Jerzy Radziwiłowicz w omawianym dyptyku gra dwóch bohaterów (Mateusza Birkuta i jego syna, Macieja Tomczyka), co oczywiście nie jest nowym zjawiskiem w kinie, ale nie sposób przejść obok tego obojętnie. Podobno zaledwie jeden raz w reżyserskiej karierze Wajdy zdarzył się incydent, gdy improwizacja w trakcie zdjęć próbnych ostatecznie stała się faktyczną częścią filmu. To za sprawą Radziwiłowicza, który w jednej z ćwiczonych scen był tak przekonujący, że zdaniem autora filmu nie należało już niczego udoskonalać.
Interesująca jest metamorfoza jaką przechodzi Birkut: od nieco zagubionego człowieka z małej wsi, którego początkowo wydarzenia przerastają i na skutek swojej naiwności oraz poddania się manipulacji zostaje przodownikiem pracy, przeobraża się w ludowego buntownika, mającego świadomość własnej sytuacji i niepozwalającego pozbawić się godności. Pojęcie świadomości jest zresztą niezwykle istotne. Sukcesywnie dochodzi do niej Birkut, który z czasem zostaje wyrzucony z systemu i zburzeniu ulega zespół wartości, wobec którego wykazywał swoją naiwność. Świadomość osiąga Agnieszka, która odkrywa zakłamanie języka, nieukazywanie rzeczywistości takiej, jaka jest. Świadomość dotyczy także jej ekipy współpracującej (często uznawanej za symbol społeczeństwa), której członkowie nie bez przyczyny są zróżnicowani wiekowo – operator to przedstawiciel starszego pokolenia, dźwiękowiec młodszego, zaś montażystka to osoba w wieku średnim, znajdująca się pomiędzy nimi.
Podobne wpisy
Władze mogły poddać cenzurze scenariusze i wyciąć dane sceny bądź pojedyncze zdania (np. stwierdzenie Agnieszki po pierwszym przyjeździe do Nowej Huty: „Jakaż to koszmarna architektura”, co zostało zinterpretowane jako aluzja do tamtejszego pomnika Lenina), lecz znakomite aktorstwo na etapie czytania skryptu nie było do przewidzenia. Tak pełnokrwiste i uderzające autentyzmem kreacje nie miały prawa się podobać przedstawicielom środowiska komunistycznego, ale na całkowite usunięcie bohaterów nie mogli już sobie pozwolić.

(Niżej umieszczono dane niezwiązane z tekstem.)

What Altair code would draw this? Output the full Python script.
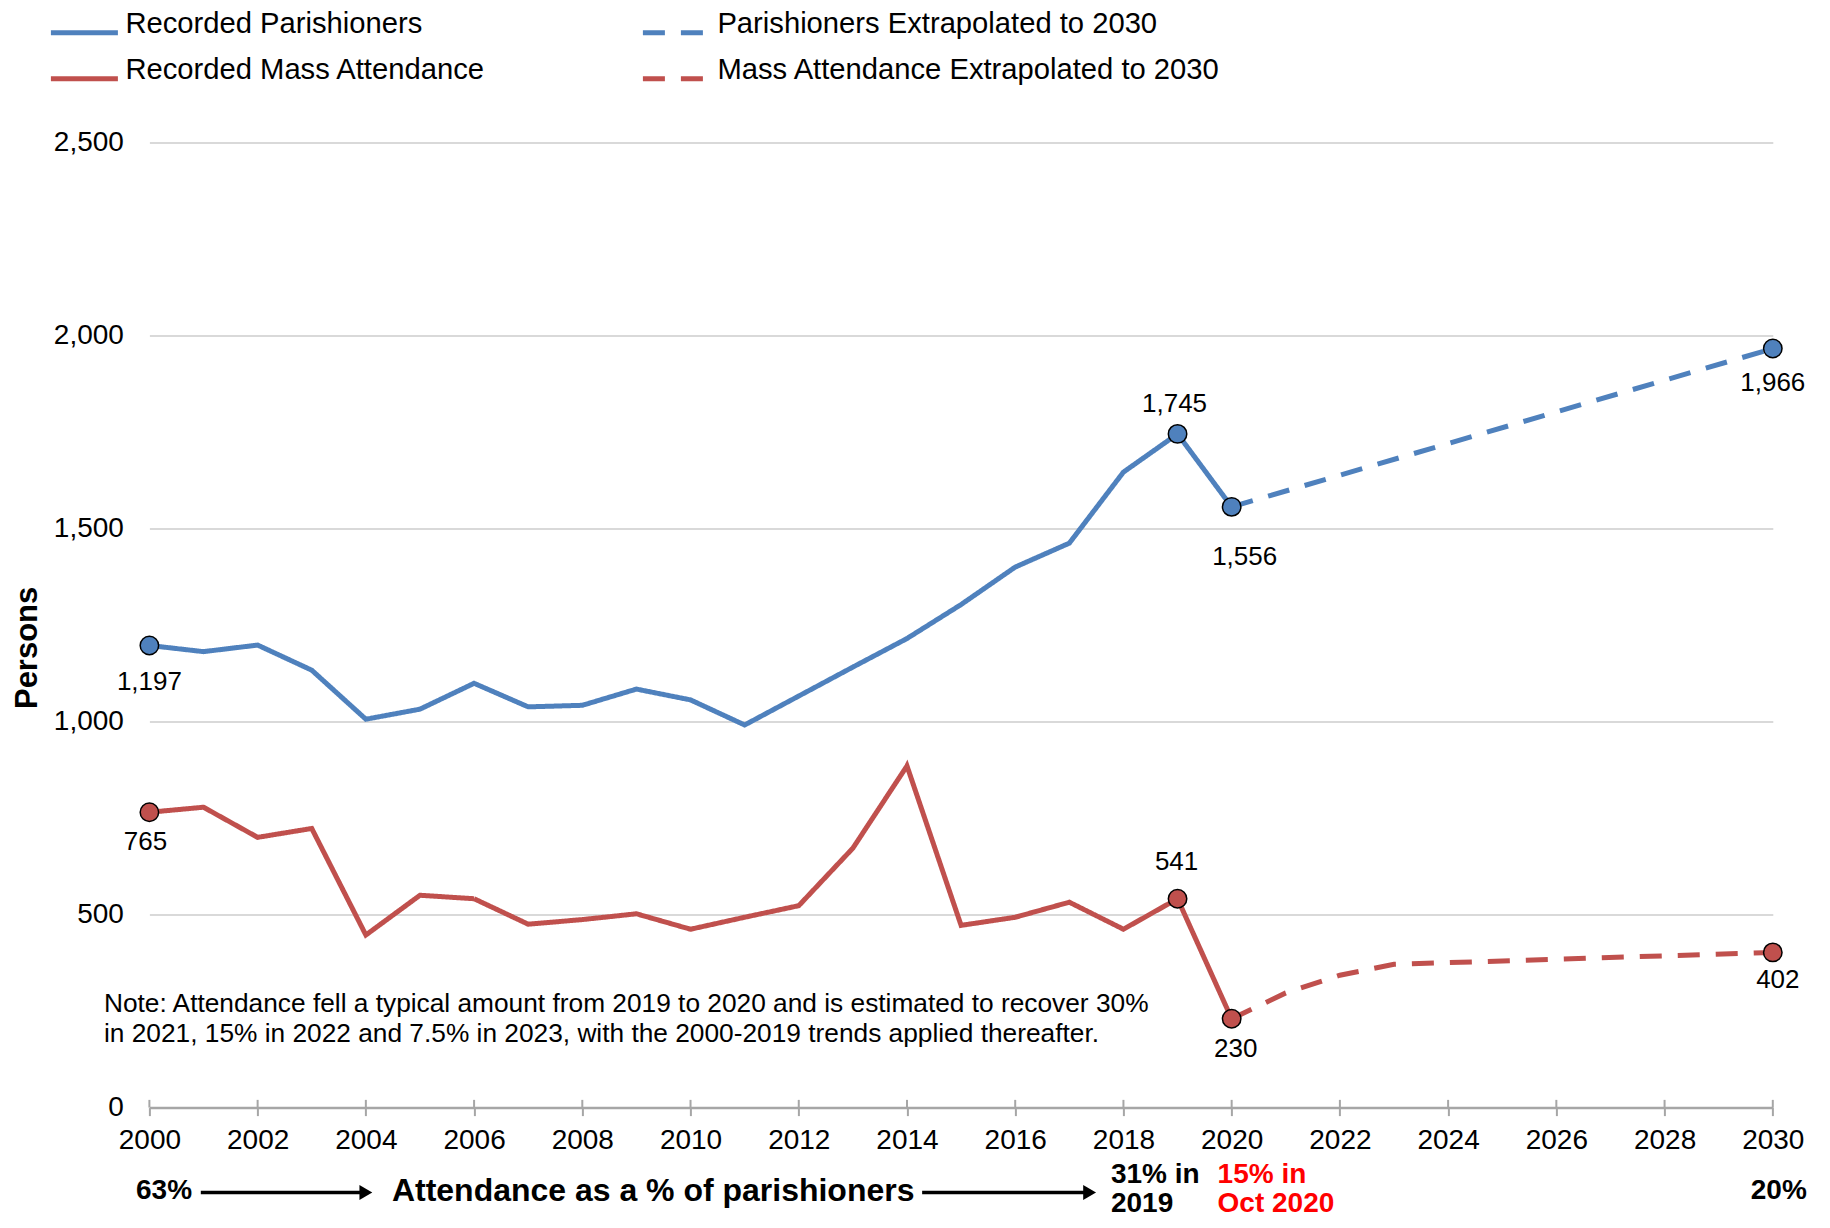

Na uwagę zasługuje pieczołowicie przygotowana scenografia i wspomniana już jakość zdjęć. Nie może dziwić fakt, że Wajda u boku operatora Edwarda Kłosińskiego oraz scenografa Allana Starskiego wiele godzin poświęcił na oglądanie kronik filmowych z tamtych czasów, aby umiejętnie wystylizować na ówczesne zdjęcia bieżąco kręcone przez nich sceny.
Momentami trochę mniej satysfakcjonująco wygląda charakteryzacja. Przykładem będzie scena, w której ma miejsce odgórny nakaz ogolenia grupy robotników. Twarz Birkuta, jak i kilku jego kolegów, nie jest jednak pokryta zarostem. Bohaterowie już są ogoleni, czego można było uniknąć i pozwolić aktorom na zapuszczenie przynajmniej trzydniowego zarostu. Naturalnie to są niuanse, niemniej w tak pamiętnej scenie szczególnie rzucające się w oczy.
W swojej autobiografii Wajda dosadnie stwierdził, że Człowiek z marmuru nie opierał się na życiorysie Piotra Ożańskiego, który nawet napisał do reżysera list. Budowniczy Nowej Huty wyraził pochwałę wobec jakości nakręconego utworu, lecz dodał: „(…) jest tylko mi bardzo przykro, moje wyczyny ludzie oglądają na ekranach, a ja nie mam nic z tego. Proszę o przemyślenie tej sprawy”. Wajda widział uzasadnienie dla rozczarowania byłego przodownika pracy, ale zapewnił, że na scenariusz Aleksandra Ścibor-Rylskiego składa się wiele zaczerpniętych z życia anegdot, zaś nie konkretnie jedna historia.